Kuwait plans seawater injection retender

02 December 2009

State oil company changes scheme to lower costs

Kuwait Oil Company (KOC) plans to retender a $700m-plus deal to build seawater injection facilities at the company’s northern and central oilfields in December, say contractors hoping to bid for the deal.

The country’s national oil company originally tendered the contract in 2008.

KOC cancelled the bid round after the lowest price, from Italy’s Snamprogetti, came in significantly above its budget, at KD320m ($1.1bn) (MEED 29:5:09).

Contractors talking to KOC about the deal say that the company has changed the scope of the contract since the first tender in 2008 in an attempt to reduce the cost of the project.
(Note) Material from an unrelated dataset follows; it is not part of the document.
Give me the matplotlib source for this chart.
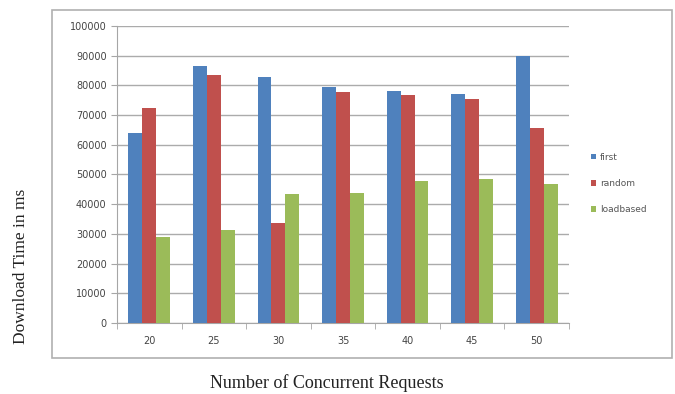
import matplotlib.pyplot as plt
import numpy as np
from matplotlib.patches import Rectangle

requests = ['20', '25', '30', '35', '40', '45', '50']
first = [64000, 86500, 82800, 79500, 78100, 77100, 90000]
random_ = [72500, 83500, 33600, 77800, 76800, 75400, 65700]
loadbased = [28800, 31300, 43400, 43700, 47800, 48500, 46800]

colors = ['#4F81BD', '#C0504D', '#9BBB59']

fig = plt.figure(figsize=(6.75, 3.94), dpi=100)
# chart area border
fig.patches.append(Rectangle((52 / 675, 1 - 358 / 394), 620 / 675, 348 / 394,
                             transform=fig.transFigure, fill=False,
                             edgecolor='#B0B0B0', linewidth=1.2))

ax = fig.add_axes([117 / 675, 1 - 323 / 394, 452 / 675, 297 / 394])
x = np.arange(len(requests))
w = 0.215
for i, (vals, name) in enumerate(zip([first, random_, loadbased],
                                     ['first', 'random', 'loadbased'])):
    ax.bar(x + (i - 1) * w, vals, w, color=colors[i], label=name, zorder=3)

ax.set_xlim(-0.5, len(requests) - 0.5)
ax.set_ylim(0, 100000)
ax.set_yticks(np.arange(0, 100001, 10000))
ax.yaxis.grid(True, color='#ABABAB', linewidth=1.0, zorder=0)
ax.set_xticks(x)
ax.set_xticklabels(requests)
ax.set_xticks(np.arange(-0.5, len(requests), 1), minor=True)
ax.tick_params(axis='x', which='major', length=0, pad=9, labelsize=7, labelcolor='#444444')
ax.tick_params(axis='x', which='minor', length=4, color='#A6A6A6', direction='out')
ax.tick_params(axis='y', length=4, color='#A6A6A6', labelsize=7, labelcolor='#444444')
for s in ['top', 'right']:
    ax.spines[s].set_visible(False)
for s in ['left', 'bottom']:
    ax.spines[s].set_color('#A6A6A6')

ax.legend(loc='center left', bbox_to_anchor=(1.03, 0.47), frameon=False,
          fontsize=6.5, handlelength=0.6, handleheight=0.6, handletextpad=0.4,
          labelspacing=1.9, labelcolor='#555555')

fig.text(21 / 675, 1 - 266 / 394, 'Download Time in ms', rotation=90, ha='center',
         va='center', family='Liberation Serif', fontsize=12.5, color='#222222')
fig.text(327 / 675, 1 - 383 / 394, 'Number of Concurrent Requests', ha='center',
         va='center', family='Liberation Serif', fontsize=13, color='#222222')

fig.savefig('out.png', dpi=100)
The contractors did not know what KOC had changed.

Under the first tender, the winning bidder would have expanded three oil and gas gathering centres and the pipelines linking them, developed an existing seawater treatment plant at Subiya, and enlarged the injection facilities at the Sabriya and Raudhatain oil fields.
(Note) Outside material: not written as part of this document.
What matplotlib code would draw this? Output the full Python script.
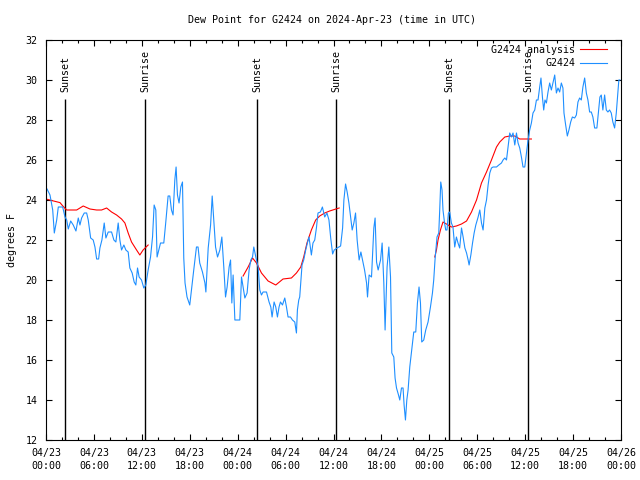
import numpy as np
import pandas as pd
import matplotlib
matplotlib.use('Agg')
import matplotlib.pyplot as plt
import matplotlib.dates as mdates

plt.rcParams['font.family'] = 'DejaVu Sans Mono'
plt.rcParams['font.size'] = 7.2

start = pd.Timestamp('2024-04-23 00:00')

# station obs, hours after 04/23 00:00 UTC
obs_hours = [0.13, 0.50, 0.84, 1.04, 1.34, 1.54, 2.09, 2.38, 2.59, 2.79, 3.09, 3.41, 3.75, 4.04, 4.25, 4.46,
             4.79, 5.09, 5.29, 5.59, 5.91, 6.13, 6.34, 6.59, 6.75, 7.00, 7.29, 7.50, 7.79, 8.21, 8.50, 8.75,
             9.04, 9.25, 9.46, 9.75, 10.00, 10.29, 10.50, 10.79, 11.04, 11.25, 11.46, 11.66, 11.96, 12.25, 12.50, 12.79,
             13.09, 13.34, 13.54, 13.75, 13.91, 14.13, 14.34, 14.75, 15.00, 15.29, 15.50, 15.71, 15.91, 16.13, 16.29, 16.46,
             16.66, 16.88, 17.09, 17.25, 17.41, 17.66, 18.00, 18.21, 18.50, 18.84, 19.04, 19.25, 19.59, 19.90, 20.02, 20.31,
             20.61, 20.81, 21.02, 21.23, 21.48, 21.77, 22.02, 22.27, 22.48, 22.68, 22.93, 23.11, 23.27, 23.43, 23.65, 24.27,
             24.48, 24.68, 24.90, 25.18, 25.43, 25.65, 25.86, 26.02, 26.27, 26.56, 26.77, 26.98, 27.18, 27.61, 27.93, 28.15,
             28.31, 28.56, 28.77, 28.98, 29.18, 29.36, 29.61, 29.90, 30.11, 30.31, 30.61, 30.86, 31.15, 31.36, 31.48, 31.65,
             31.77, 31.90, 32.06, 32.27, 32.52, 32.73, 32.93, 33.23, 33.43, 33.65, 33.86, 34.06, 34.36, 34.61, 34.90, 35.18,
             35.43, 35.65, 35.89, 36.09, 36.46, 36.89, 37.14, 37.30, 37.51, 37.71, 37.93, 38.14, 38.34, 38.55, 38.76, 38.96,
             39.21, 39.43, 39.64, 39.89, 40.14, 40.26, 40.46, 40.76, 41.05, 41.21, 41.39, 41.59, 41.89, 42.09, 42.30, 42.46,
             42.71, 42.93, 43.14, 43.30, 43.55, 43.71, 43.89, 44.14, 44.30, 44.51, 44.71, 44.84, 45.01, 45.18, 45.34, 45.55,
             45.76, 45.89, 46.05, 46.30, 46.51, 46.71, 46.89, 47.05, 47.30, 47.55, 47.84, 48.14, 48.39, 48.55, 48.71, 48.96,
             49.18, 49.30, 49.43, 49.59, 49.71, 49.89, 50.05, 50.21, 50.39, 50.55, 50.76, 50.96, 51.18, 51.39, 51.59, 51.80,
             52.03, 52.23, 52.45, 52.66, 52.86, 52.98, 53.20, 53.41, 53.61, 53.82, 54.11, 54.32, 54.53, 54.73, 54.95, 55.16,
             55.36, 55.57, 55.78, 55.98, 56.41, 56.70, 57.03, 57.23, 57.45, 57.66, 57.86, 58.07, 58.28, 58.48, 58.70, 58.91,
             59.11, 59.32, 59.53, 59.73, 59.95, 60.16, 60.36, 60.57, 60.78, 60.98, 61.20, 61.41, 61.61, 61.82, 61.98, 62.16,
             62.32, 62.48, 62.66, 62.86, 63.07, 63.28, 63.48, 63.70, 63.91, 64.11, 64.32, 64.53, 64.73, 64.86, 65.07, 65.28,
             65.48, 65.70, 65.91, 66.20, 66.41, 66.61, 66.82, 67.03, 67.23, 67.45, 67.66, 67.86, 68.07, 68.28, 68.48, 68.70,
             68.98, 69.20, 69.36, 69.53, 69.73, 69.95, 70.16, 70.36, 70.57, 70.78, 70.98, 71.20, 71.41, 71.57, 71.73, 71.85]
obs_dewpt = [24.55, 24.25, 23.5, 22.35, 23.0, 23.65, 23.65, 23.15, 23.0, 22.55, 22.95, 22.75, 22.45, 23.1, 22.75, 23.1,
             23.35, 23.35, 23.0, 22.1, 22.0, 21.65, 21.05, 21.05, 21.6, 22.0, 22.85, 22.1, 22.4, 22.4, 22.0, 21.9,
             22.85, 22.0, 21.5, 21.75, 21.5, 21.4, 20.6, 20.35, 19.9, 19.75, 20.6, 20.15, 20.0, 19.6, 19.75, 20.5,
             21.15, 22.15, 23.75, 23.5, 21.15, 21.5, 21.85, 21.85, 22.9, 24.2, 24.2, 23.5, 23.25, 25.0, 25.65, 24.25,
             23.85, 24.65, 24.9, 21.1, 19.85, 19.15, 18.75, 19.5, 20.5, 21.65, 21.65, 20.85, 20.4, 19.85, 19.4, 21.6,
             22.75, 24.2, 22.9, 21.65, 21.15, 21.5, 22.15, 20.6, 19.15, 19.65, 20.65, 21.0, 18.85, 20.25, 18.0, 18.0,
             20.15, 19.65, 19.1, 19.35, 20.5, 21.0, 21.15, 21.65, 21.15, 20.65, 19.5, 19.25, 19.4, 19.4, 18.9, 18.65,
             18.15, 18.9, 18.65, 18.15, 18.65, 18.9, 18.75, 19.1, 18.65, 18.15, 18.15, 18.0, 17.9, 17.35, 18.5, 19.0,
             19.15, 19.9, 20.75, 21.0, 21.5, 21.85, 22.15, 21.25, 21.85, 22.0, 22.6, 23.35, 23.4, 23.65, 23.15, 23.35,
             23.0, 22.1, 21.3, 21.5, 21.6, 21.7, 22.6, 24.0, 24.8, 24.4, 23.85, 23.15, 22.5, 22.85, 23.35, 22.0,
             21.0, 21.4, 21.0, 20.5, 19.85, 19.15, 20.25, 20.15, 22.6, 23.1, 20.9, 20.5, 21.0, 21.85, 19.85, 17.5,
             20.65, 21.65, 20.15, 16.35, 16.15, 15.1, 14.6, 14.25, 14.0, 14.6, 14.6, 13.75, 13.0, 14.0, 14.5, 15.65,
             16.4, 16.9, 17.4, 17.4, 18.85, 19.65, 18.85, 16.9, 17.0, 17.5, 17.9, 18.65, 19.35, 20.0, 21.0, 22.15,
             22.35, 23.5, 24.9, 24.5, 23.5, 22.9, 22.5, 22.5, 23.35, 23.4, 22.85, 22.65, 21.65, 22.15, 21.85, 21.6,
             22.6, 22.15, 21.6, 21.35, 21.0, 20.75, 21.25, 21.85, 22.35, 22.75, 23.15, 23.5, 22.85, 22.5, 23.6, 24.0,
             24.75, 25.35, 25.6, 25.65, 25.65, 25.75, 25.85, 26.0, 26.1, 26.0, 26.65, 27.35, 27.15, 27.35, 26.75, 27.35,
             26.85, 26.6, 26.15, 25.65, 25.65, 26.35, 27.0, 27.5, 27.85, 28.35, 28.5, 29.0, 29.0, 29.65, 30.1, 29.15,
             28.5, 29.0, 28.85, 29.4, 29.85, 29.5, 29.85, 30.25, 29.35, 29.6, 29.4, 29.85, 29.6, 28.35, 27.75, 27.2,
             27.5, 27.9, 28.15, 28.1, 28.25, 28.9, 29.1, 29.0, 29.65, 30.1, 29.35, 29.0, 28.4, 28.4, 28.15, 27.6,
             27.6, 28.5, 29.15, 29.25, 28.5, 29.25, 28.5, 28.4, 28.5, 28.35, 27.9, 27.6, 28.35, 29.15, 30.0, 30.0]

# analysis, NaN = no analysis
ana_hours = [0.0, 0.75, 1.75, 2.17, 2.59, 3.84, 4.66, 5.5, 6.34, 6.96, 7.59, 8.21, 8.84, 9.46, 9.88, 10.29,
             10.71, 11.34, 11.75, 12.16, 12.79, 13.0,
             24.68, 25.31, 25.86, 26.36, 26.98, 27.81, 28.77, 29.68, 30.73, 31.36, 31.9, 32.27, 32.68, 33.23,
             33.77, 34.27, 34.9, 35.52, 36.3, 36.71, 37.0,
             48.68, 48.89, 49.09, 49.39, 49.71, 50.14, 50.76, 51.39, 52.03, 52.66, 53.28, 53.91, 54.53, 55.16,
             55.78, 56.41, 56.82, 57.45, 58.07, 58.7, 59.32, 59.95, 60.78]
ana_dewpt = [24.05, 23.97, 23.87, 23.67, 23.5, 23.5, 23.7, 23.55, 23.5, 23.5, 23.6, 23.4, 23.25, 23.05, 22.85, 22.35,
             21.9, 21.5, 21.25, 21.5, 21.75, np.nan,
             20.2, 20.65, 21.1, 20.85, 20.35, 19.95, 19.75, 20.05, 20.1, 20.35, 20.65, 21.15, 21.85, 22.5,
             23.0, 23.2, 23.35, 23.45, 23.55, 23.6, np.nan,
             21.15, 21.5, 22.0, 22.5, 22.9, 22.8, 22.65, 22.7, 22.8, 22.95, 23.4, 24.0, 24.85, 25.4,
             26.0, 26.65, 26.9, 27.15, 27.2, 27.2, 27.05, 27.05, 27.05]

event_hours = [2.38, 12.43, 26.45, 36.33, 50.48, 60.36]
event_names = ['Sunset', 'Sunrise', 'Sunset', 'Sunrise', 'Sunset', 'Sunrise']

obs_t = start + pd.to_timedelta(obs_hours, unit='h')
ana_t = start + pd.to_timedelta(ana_hours, unit='h')
ev_t = start + pd.to_timedelta(event_hours, unit='h')

fig = plt.figure(figsize=(6.4, 4.8), dpi=100)
ax = fig.add_axes([46/640, 40/480, 575/640, 400/480])

for t, name in zip(ev_t, event_names):
    ax.vlines(t, 12, 29.03, color='black', lw=1)
    ax.text(t, 29.4, name, rotation=90, ha='center', va='bottom')

ax.plot(ana_t, ana_dewpt, color='#ff0000', lw=0.8, label='G2424 analysis')
ax.plot(obs_t, obs_dewpt, color='#1e8fff', lw=0.8, label='G2424')

ax.set_xlim(start, start + pd.Timedelta(hours=72))
ax.set_ylim(12, 32)
ax.set_yticks(np.arange(12, 33, 2))
ax.xaxis.set_major_locator(mdates.HourLocator(byhour=[0, 6, 12, 18]))
ax.xaxis.set_minor_locator(mdates.HourLocator(byhour=range(0, 24, 2)))
ax.xaxis.set_major_formatter(mdates.DateFormatter('%m/%d\n%H:%M'))
ax.tick_params(which='both', direction='in', top=True, right=True, width=0.8)
ax.tick_params(which='major', length=4.5, pad=6)
ax.tick_params(which='minor', length=2.5)
for s in ax.spines.values():
    s.set_linewidth(0.8)
for lbl in ax.get_xticklabels():
    lbl.set_linespacing(1.35)

ax.set_ylabel('degrees F')
ax.yaxis.set_label_coords(-0.051, 0.5)
fig.text(332/640, 1 - 20/480, 'Dew Point for G2424 on 2024-Apr-23 (time in UTC)', ha='center', va='center')

ax.legend(loc='upper right', bbox_to_anchor=(1 - 12/575, 1 - 3/400), frameon=False, markerfirst=False,
          handlelength=2.7, borderaxespad=0, borderpad=0.2, labelspacing=0.35, handletextpad=0.5)

fig.savefig('out.png', dpi=100)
KOC prequalified 10 international firms to bid for the 2008 tender: South Korea’s Daelim Industrial Company, GS Engineering & Construction Corporation, Hyundai Heavy Industries, and SK Engineering & Construction, the US’ Foster Wheeler, Japan’s JGC Corporation, the UK’s Petrofac, Italy’s Snamprogetti, France’s Technip, and Spain’s Tecnicas Reunidas.

Senior executives at the firms say that the retender has excited them after a fallow period for major contracts in the country.

“It’s a huge contract relative to what has been on offer lately, and like everyone else we will be pushing hard to get it,” says the business development manager of one firm.